▼

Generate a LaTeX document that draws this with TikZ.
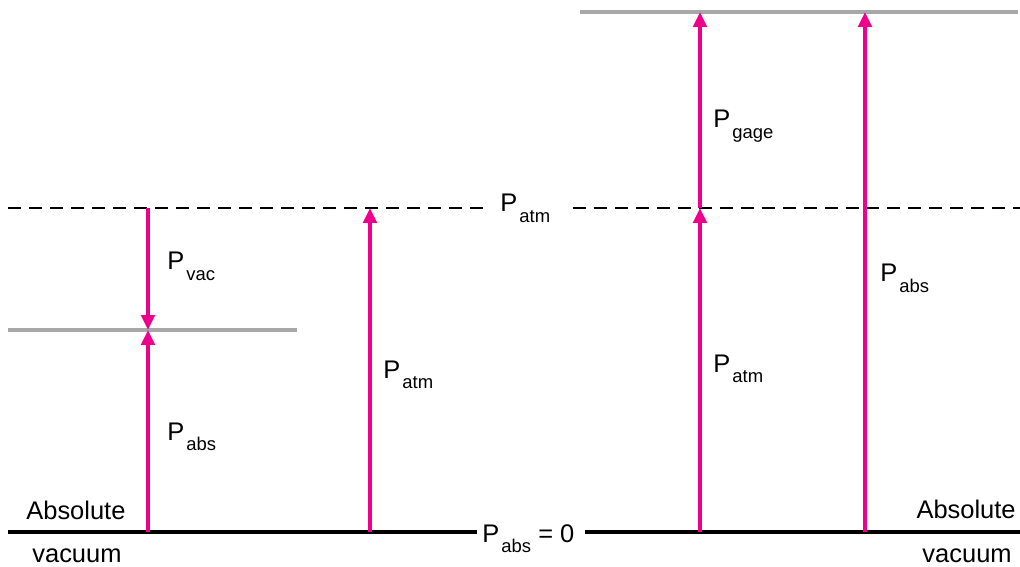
\documentclass[tikz,border=0pt]{standalone}
\usepackage{fontspec}
\setmainfont{Liberation Sans}
\usetikzlibrary{arrows.meta}
\definecolor{pmagenta}{RGB}{236, 0, 140}
\definecolor{lvlgray}{RGB}{168, 168, 168}
\newcommand{\pres}[1]{P\kern1.2pt\raisebox{-0.4em}{\fontsize{10.5}{12}\selectfont #1}}

\begin{document}
\begin{tikzpicture}[
        x=0.02cm, y=-0.02cm,
        lbl/.style={anchor=base west, inner sep=0pt, font=\fontsize{14.5}{17}\selectfont},
        gap/.style={lbl, inner sep=0.1cm},
        level/.style={lvlgray, line width=0.07cm},
        ground/.style={black, line width=0.08cm},
        atmline/.style={black, line width=0.04cm, dash pattern=on 0.26cm off 0.16cm},
        pressure/.style={pmagenta, line width=0.08cm, -{Triangle[length=0.3cm, width=0.27cm]}}
      ]
        \useasboundingbox (0,0) rectangle (1020,567);
        % levels
        \coordinate (zeroL) at (8,532);
        \coordinate (zeroR) at (1020,532);
        \coordinate (atmL) at (8,208);
        \coordinate (atmR) at (1020,208);
        \coordinate (vacL) at (8,330);
        \coordinate (vacR) at (297,330);
        \coordinate (topL) at (580,12);
        \coordinate (topR) at (1018,12);
        \node[gap, inner xsep=0.1cm, anchor=base west] (zero) at (477,542) {\pres{abs} = 0\kern0.1cm};
        \node[gap, inner xsep=0.34cm, anchor=base west] (atm) at (483,212) {\pres{atm}\kern0.1cm};
        \draw[ground] (zeroL) -- (zeroL -| zero.west);
        \draw[ground] (zeroR -| zero.east) -- (zeroR);
        \draw[atmline] (atmL) -- (atmL -| atm.west);
        \draw[atmline] (atmR -| atm.east) -- (atmR);
        \draw[level] (vacL) -- (vacR);
        \draw[level] (topL) -- (topR);
        % arrow ends
        \coordinate (a0) at (148,532);
        \coordinate (a1) at (148,330);
        \coordinate (a2) at (148,208);
        \coordinate (b0) at (370,532);
        \coordinate (b1) at (370,208);
        \coordinate (c0) at (700,532);
        \coordinate (c1) at (700,208);
        \coordinate (c2) at (700,12);
        \coordinate (d0) at (865,532);
        \coordinate (d1) at (865,12);
        \draw[pressure] (a2) -- (a1);
        \draw[pressure] (a0) -- (a1);
        \draw[pressure] (b0) -- (b1);
        \draw[pressure] (c0) -- (c1);
        \draw[pressure] (c1) -- (c2);
        \draw[pressure] (d0) -- (d1);
        % labels
        \node[lbl] (pvac) at (167,270) {\pres{vac}};
        \node[lbl] (pabsL) at (167,440) {\pres{abs}};
        \node[lbl] (patmM) at (383,378) {\pres{atm}};
        \node[lbl] (pgage) at (713,128) {\pres{gage}};
        \node[lbl] (patmR) at (713,372) {\pres{atm}};
        \node[lbl] (pabsR) at (880,282) {\pres{abs}};
        \node[lbl] (absL) at (26,519) {Absolute};
        \node[lbl] (vacuumL) at (32,562) {vacuum};
        \node[lbl, anchor=base east] (absR) at (1016,518) {Absolute};
        \node[lbl, anchor=base east] (vacuumR) at (1012,562) {vacuum};
      \end{tikzpicture}
\end{document}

▲

THE TASK
All of the data above should be transcribed verbatim, with pictures omitted.

TASK RESPONSE
Generate a LaTeX document that draws this with TikZ.
\documentclass[tikz,border=0pt]{standalone}
\usepackage{fontspec}
\setmainfont{Liberation Sans}
\usetikzlibrary{arrows.meta}
\definecolor{pmagenta}{RGB}{236, 0, 140}
\definecolor{lvlgray}{RGB}{168, 168, 168}
\newcommand{\pres}[1]{P\kern1.2pt\raisebox{-0.4em}{\fontsize{10.5}{12}\selectfont #1}}

\begin{document}
\begin{tikzpicture}[
        x=0.02cm, y=-0.02cm,
        lbl/.style={anchor=base west, inner sep=0pt, font=\fontsize{14.5}{17}\selectfont},
        gap/.style={lbl, inner sep=0.1cm},
        level/.style={lvlgray, line width=0.07cm},
        ground/.style={black, line width=0.08cm},
        atmline/.style={black, line width=0.04cm, dash pattern=on 0.26cm off 0.16cm},
        pressure/.style={pmagenta, line width=0.08cm, -{Triangle[length=0.3cm, width=0.27cm]}}
      ]
        \useasboundingbox (0,0) rectangle (1020,567);
        % levels
        \coordinate (zeroL) at (8,532);
        \coordinate (zeroR) at (1020,532);
        \coordinate (atmL) at (8,208);
        \coordinate (atmR) at (1020,208);
        \coordinate (vacL) at (8,330);
        \coordinate (vacR) at (297,330);
        \coordinate (topL) at (580,12);
        \coordinate (topR) at (1018,12);
        \node[gap, inner xsep=0.1cm, anchor=base west] (zero) at (477,542) {\pres{abs} = 0\kern0.1cm};
        \node[gap, inner xsep=0.34cm, anchor=base west] (atm) at (483,212) {\pres{atm}\kern0.1cm};
        \draw[ground] (zeroL) -- (zeroL -| zero.west);
        \draw[ground] (zeroR -| zero.east) -- (zeroR);
        \draw[atmline] (atmL) -- (atmL -| atm.west);
        \draw[atmline] (atmR -| atm.east) -- (atmR);
        \draw[level] (vacL) -- (vacR);
        \draw[level] (topL) -- (topR);
        % arrow ends
        \coordinate (a0) at (148,532);
        \coordinate (a1) at (148,330);
        \coordinate (a2) at (148,208);
        \coordinate (b0) at (370,532);
        \coordinate (b1) at (370,208);
        \coordinate (c0) at (700,532);
        \coordinate (c1) at (700,208);
        \coordinate (c2) at (700,12);
        \coordinate (d0) at (865,532);
        \coordinate (d1) at (865,12);
        \draw[pressure] (a2) -- (a1);
        \draw[pressure] (a0) -- (a1);
        \draw[pressure] (b0) -- (b1);
        \draw[pressure] (c0) -- (c1);
        \draw[pressure] (c1) -- (c2);
        \draw[pressure] (d0) -- (d1);
        % labels
        \node[lbl] (pvac) at (167,270) {\pres{vac}};
        \node[lbl] (pabsL) at (167,440) {\pres{abs}};
        \node[lbl] (patmM) at (383,378) {\pres{atm}};
        \node[lbl] (pgage) at (713,128) {\pres{gage}};
        \node[lbl] (patmR) at (713,372) {\pres{atm}};
        \node[lbl] (pabsR) at (880,282) {\pres{abs}};
        \node[lbl] (absL) at (26,519) {Absolute};
        \node[lbl] (vacuumL) at (32,562) {vacuum};
        \node[lbl, anchor=base east] (absR) at (1016,518) {Absolute};
        \node[lbl, anchor=base east] (vacuumR) at (1012,562) {vacuum};
      \end{tikzpicture}
\end{document}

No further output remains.